Abstract
EPİK DESTAN GELENEĞİ VE SİMAVNE KADISI OĞLU ŞEYH BEDREDDİN DESTANI
Toplumların millet olma sürecinde önemli bir yere sahip olan destanlar, toplumun ortak hafızasının yansımaları olarak, doğal bir yapıda sözlü kültür geleneğiyle veya yapay biçimde kurgulanarak varlık kazanır. Sözlü anlatı geleneğinin ürünleri olan doğal destanlar, genellikle toplumların kültürel belleğinde iz bırakan ölüm, göç veya doğal afet gibi büyük hadiselere dayalı tarihsel gerçeklikten kaynak alır. Ortak toplumsal bilinçle kurgulanır ve nesilden nesle aktarılarak epik bir anlatı hâline dönüşür. Yapay destanlar ise yine genellikle tarihe mâl olan kişi veya olayların bir sanatkâr tarafından kurgulanıp kaleme alınmasıyla oluşan anlatılardır. Toplumların ortak tarihî yaşamlarının ve bunun sonucunda oluşan ortak hafızalarının yarattığı doğal destanlarla yapay destanların kurgusal kodları ve anlatı özellikleri, kimi zaman kesişir kimi zamansa ortak bir bağlama ya da farklı bir düzleme taşınır.

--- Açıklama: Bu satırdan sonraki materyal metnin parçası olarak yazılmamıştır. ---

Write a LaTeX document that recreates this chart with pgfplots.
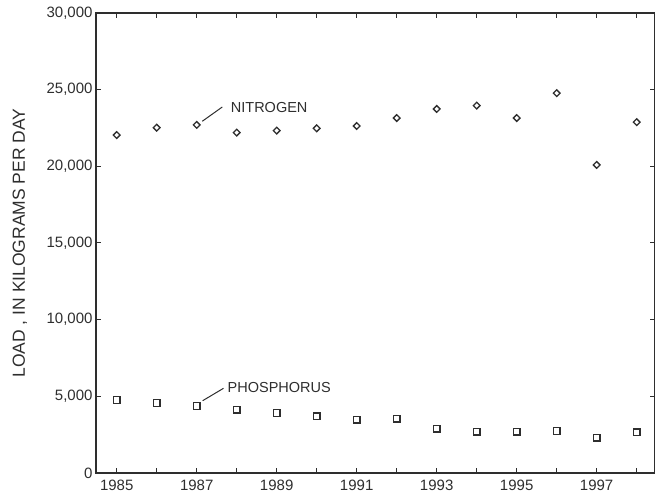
\documentclass[border=0pt]{standalone}
\usepackage{fontspec}
\setmainfont{Liberation Sans}
\usepackage{pgfplots}
\pgfplotsset{compat=1.18}
\definecolor{ink}{gray}{0.18}
\begin{document}
\begin{tikzpicture}[x=1bp,y=1bp]
\useasboundingbox (-96,-22) rectangle (559,473);
\begin{axis}[
  at={(0,0)}, anchor=south west,
  scale only axis, width=558.5bp, height=460bp,
  xmin=1984.4825, xmax=1998.445,
  ymin=0, ymax=30000,
  xtick={1985,...,1998},
  xticklabels={1985,,1987,,1989,,1991,,1993,,1995,,1997,},
  ytick={0,5000,10000,15000,20000,25000,30000},
  scaled y ticks=false,
  tick align=inside,
  major tick length=5bp,
  tick style={ink, line width=1bp},
  axis line style={ink, line width=1.1bp},
  /pgf/number format/assume math mode=true,
  /pgf/number format/1000 sep={,},
  tick label style={font=\fontsize{15bp}{17bp}\selectfont, text=ink},
  xticklabel style={yshift=-3.5bp},
  ylabel={LOAD , IN KILOGRAMS PER DAY},
  every axis y label/.style={at={(axis description cs:-0.1361,0.5)}, rotate=90, anchor=center, font=\fontsize{17.5bp}{20bp}\selectfont, text=ink},
  clip=false,
]
\addplot[only marks, mark=square, mark size=2.37bp, mark options={rotate=45, ink, line width=1.3bp}] coordinates {
 (1985,22040) (1986,22520) (1987,22700) (1988,22200) (1989,22330)
 (1990,22480) (1991,22630) (1992,23150) (1993,23740) (1994,23960)
 (1995,23150) (1996,24770) (1997,20090) (1998,22880)};
\addplot[only marks, mark=square, mark size=3.35bp, mark options={ink, line width=1.3bp}] coordinates {
 (1985,4760) (1986,4566) (1987,4370) (1988,4130) (1989,3913)
 (1990,3696) (1991,3478) (1992,3543) (1993,2891) (1994,2696)
 (1995,2696) (1996,2740) (1997,2304) (1998,2652)};
\draw[ink, line width=1bp] (axis cs:1987.14,22940) -- (axis cs:1987.64,23870);
\draw[ink, line width=1bp] (axis cs:1987.15,4716) -- (axis cs:1987.67,5524);
\node[anchor=base west, inner sep=0pt, text=ink, font=\fontsize{14.5bp}{17bp}\selectfont] at (axis cs:1987.85,23498) {NITROGEN};
\node[anchor=base west, inner sep=0pt, text=ink, font=\fontsize{14.5bp}{17bp}\selectfont] at (axis cs:1987.77,5237) {PHOSPHORUS};
\end{axis}
\end{tikzpicture}
\end{document}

Bu çalışmada Nâzım Hikmet tarafından tarihî bir karakterin ve onun yaşamının bir döneminin kurgulanmasıyla kaleme alınan Simavne Kadısı Oğlu Şeyh Bedreddin Destanı’nın Türk edebiyatındaki epik destan geleneğiyle olan ortak yanları ve ayrışan yönleri ortaya konmaya çalışılacaktır.
Keywords
Epik, Destan, Nâzım Hikmet, Simavne Kadısı Oğlu Şeyh Bedreddin Destanı.